The following could be a possible dialogue:
- User: Book a flight from San Francisco to New York for two adults on December 20th, returning on December 25th.
- AI: Sure, I can help with that. What are your preferred airlines?
- User: I don't have a preference. Just find the cheapest option.
- AI: Okay, give me a moment to search for the best deals.
- AI: I found a flight on United Airlines for $450 per person. Would you like to proceed with booking?
- User: Yes, please.
- AI: Great! Can I have the names of the passengers as they appear on their IDs?
- User: John Doe and Jane Doe.
- AI: Thank you. Your flight is now confirmed. You'll receive a confirmation email shortly.

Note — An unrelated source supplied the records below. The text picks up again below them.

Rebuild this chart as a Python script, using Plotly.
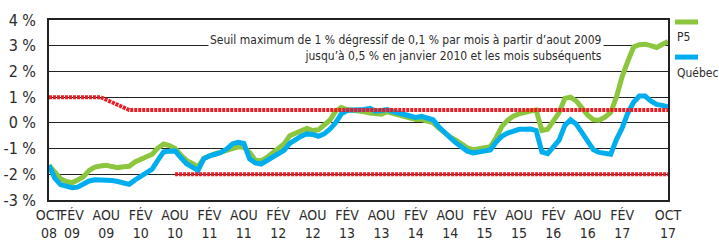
import pandas as pd
import plotly.graph_objects as go

# Monthly x categories: Oct 2008 .. Oct 2017 (109 months), as month index
months = list(range(0, 109))

p5 = [-1.65, -1.95, -2.17, -2.28, -2.33, -2.22, -2.10, -1.85, -1.72, -1.68,
      -1.65, -1.70, -1.74, -1.71, -1.69, -1.52, -1.42, -1.36, -1.22, -0.98,
      -0.82, -0.88, -1.00, -1.25, -1.46, -1.58, -1.71, -1.38, -1.28, -1.20,
      -1.14, -1.08, -0.98, -0.93, -0.95, -1.15, -1.45, -1.47, -1.35, -1.18,
      -1.00, -0.82, -0.50, -0.38, -0.31, -0.22, -0.30, -0.27, -0.10, 0.10,
      0.45, 0.60, 0.52, 0.50, 0.48, 0.43, 0.38, 0.35, 0.34, 0.43,
      0.36, 0.30, 0.24, 0.17, 0.13, 0.13, 0.08, 0.01, -0.20, -0.40,
      -0.55, -0.67, -0.82, -0.97, -1.04, -1.01, -0.97, -0.93, -0.58, -0.15,
      0.10, 0.26, 0.35, 0.43, 0.46, 0.50, -0.30, -0.25, 0.05, 0.40,
      0.95, 1.00, 0.85, 0.55, 0.30, 0.12, 0.10, 0.22, 0.40, 1.00,
      1.80, 2.40, 2.95, 3.04, 3.06, 3.00, 2.93, 3.05, 3.17]

quebec = [-1.65, -2.15, -2.40, -2.47, -2.52, -2.50, -2.38, -2.26, -2.21, -2.21,
          -2.21, -2.24, -2.28, -2.34, -2.39, -2.22, -2.08, -1.98, -1.80, -1.45,
          -1.13, -1.10, -1.09, -1.35, -1.59, -1.72, -1.85, -1.40, -1.28, -1.22,
          -1.15, -1.02, -0.82, -0.76, -0.80, -1.40, -1.56, -1.60, -1.48, -1.33,
          -1.20, -1.07, -0.80, -0.65, -0.52, -0.43, -0.45, -0.52, -0.43, -0.25,
          0.00, 0.35, 0.48, 0.50, 0.50, 0.52, 0.56, 0.45, 0.48, 0.52,
          0.44, 0.37, 0.30, 0.24, 0.21, 0.25, 0.20, 0.12, -0.15, -0.40,
          -0.58, -0.78, -0.97, -1.10, -1.17, -1.14, -1.10, -1.05, -0.75, -0.52,
          -0.40, -0.32, -0.25, -0.25, -0.24, -0.30, -1.13, -1.20, -0.95, -0.67,
          -0.10, 0.12, -0.05, -0.40, -0.75, -1.05, -1.15, -1.20, -1.22, -0.65,
          -0.20, 0.39, 0.80, 1.04, 1.04, 0.85, 0.72, 0.68, 0.62]

# Upper threshold: 1 % then -0.1 % per month from Aug 2009 down to 0.5 %
upper = [1.0] * 10 + [0.9, 0.8, 0.7, 0.6] + [0.5] * 95
# Lower threshold: -2 % from Aug 2010
lower = [None] * 22 + [-2.0] * 87

tick_months = [0, 4, 10, 16, 22, 28, 34, 40, 46, 52, 58, 64, 70, 76, 82, 88, 94, 100, 108]
tick_labels = ["OCT<br>08", "FÉV<br>09", "AOU<br>09", "FÉV<br>10", "AOU<br>10",
               "FÉV<br>11", "AOU<br>11", "FÉV<br>12", "AOU<br>12", "FÉV<br>13",
               "AOU<br>13", "FÉV<br>14", "AOU<br>14", "FÉV<br>15", "AOU<br>15",
               "FÉV<br>16", "AOU<br>16", "FÉV<br>17", "OCT<br>17"]
y_ticks = [-3, -2, -1, 0, 1, 2, 3, 4]
y_labels = ["-3 %", "-2 %", "-1 %", "0 %", "1 %", "2 %", "3 %", "4 %"]

GREEN = "#8cc63f"
BLUE = "#00aeef"
RED = "#ec1c24"
FONT = "DejaVu Sans Condensed, Liberation Sans Narrow, sans-serif"
TXT = "#2b2b2b"

fig = go.Figure()
fig.add_trace(go.Scatter(x=months, y=p5, mode="lines", name="P5",
                         line=dict(color=GREEN, width=5), showlegend=False))
fig.add_trace(go.Scatter(x=months, y=quebec, mode="lines", name="Québec",
                         line=dict(color=BLUE, width=5), showlegend=False))
fig.add_trace(go.Scatter(x=months, y=upper, mode="lines", showlegend=False,
                         line=dict(color=RED, width=4, dash="3px,1px")))
fig.add_trace(go.Scatter(x=months, y=lower, mode="lines", showlegend=False,
                         line=dict(color=RED, width=4, dash="3px,1px")))

fig.update_layout(
    width=719, height=246,
    margin=dict(l=49, r=51, t=20, b=46, autoexpand=False),
    plot_bgcolor="white", paper_bgcolor="white",
    font=dict(family=FONT, color=TXT),
)
fig.update_xaxes(range=[0, 108], tickvals=tick_months, ticktext=tick_labels,
                 tickangle=0, automargin=False,
                 showgrid=False, zeroline=False, showline=True, linecolor="#222",
                 linewidth=1.5, mirror=True, ticks="", ticklabelstandoff=1,
                 tickfont=dict(size=14, family=FONT, color=TXT))
fig.update_yaxes(range=[-3, 4], tickvals=y_ticks, ticktext=y_labels,
                 automargin=False,
                 showgrid=True, gridcolor="#222", gridwidth=1, zeroline=False,
                 showline=True, linecolor="#222", linewidth=1.5, mirror=True,
                 ticks="", ticklabelstandoff=8,
                 tickfont=dict(size=16, family=FONT, color=TXT))

fig.add_annotation(
    xref="paper", yref="paper", x=0.8966, y=0.847, xanchor="right", yanchor="middle",
    text="Seuil maximum de 1 % dégressif de 0,1 % par mois à partir d’aout 2009<br>"
         "jusqu’à 0,5 % en janvier 2010 et les mois subséquents",
    align="right", showarrow=False, bgcolor="white", borderpad=1,
    font=dict(size=12, family=FONT, color=TXT))

# Legend (text beneath colour swatch)
for yl, yt, col, lab in [(0.989, 0.906, GREEN, "P5"), (0.794, 0.706, BLUE, "Québec")]:
    fig.add_shape(type="line", xref="paper", yref="paper", x0=1.0113, x1=1.0485,
                  y0=yl, y1=yl, line=dict(color=col, width=5))
    fig.add_annotation(xref="paper", yref="paper", x=1.0113, y=yt, xanchor="left",
                       yanchor="middle", text=lab, showarrow=False,
                       font=dict(size=12, family=FONT, color=TXT))

fig.write_html("out.html", config={"displayModeBar": False},
               post_script="document.body.style.margin='0';document.body.style.overflow='hidden';")
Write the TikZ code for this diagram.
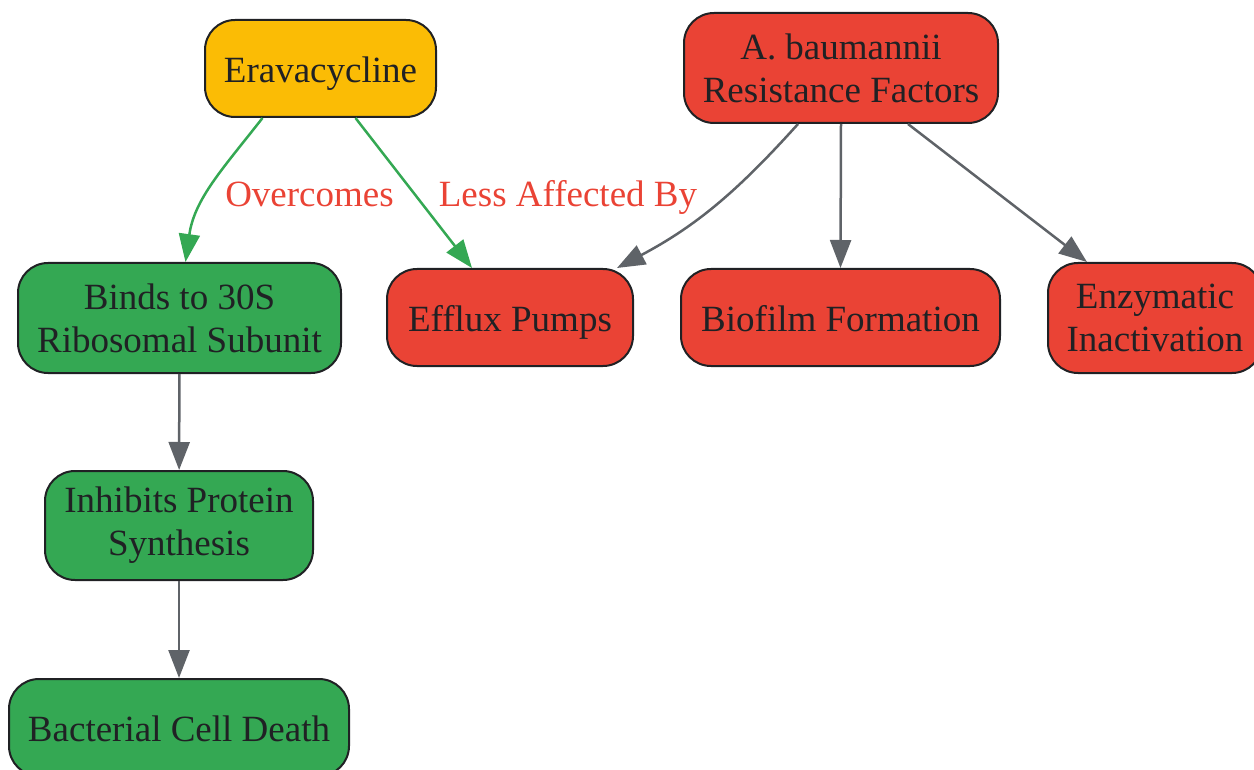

In this example, the LLM would evaluate whether the conversation led to a successful flight booking, considering the mission description and the conversation flow.
Restarting and Deleting
Similar to "Test Runs," you can restart a "Test Mission" using the /runs/invoke
API endpoint or the UI's restart button. Deletion is done through the /runs/<run_id>
endpoint or the UI's delete button.
Additional Information
- Each mission's conversation history and the final LLM assessment are stored in Firestore, allowing for detailed analysis.
- Consider the ethical implications of multi-turn interactions when crafting your mission descriptions and LLM prompts.
- Experiment with different
Mission Durations
to find a balance between comprehensive evaluation and resource efficiency.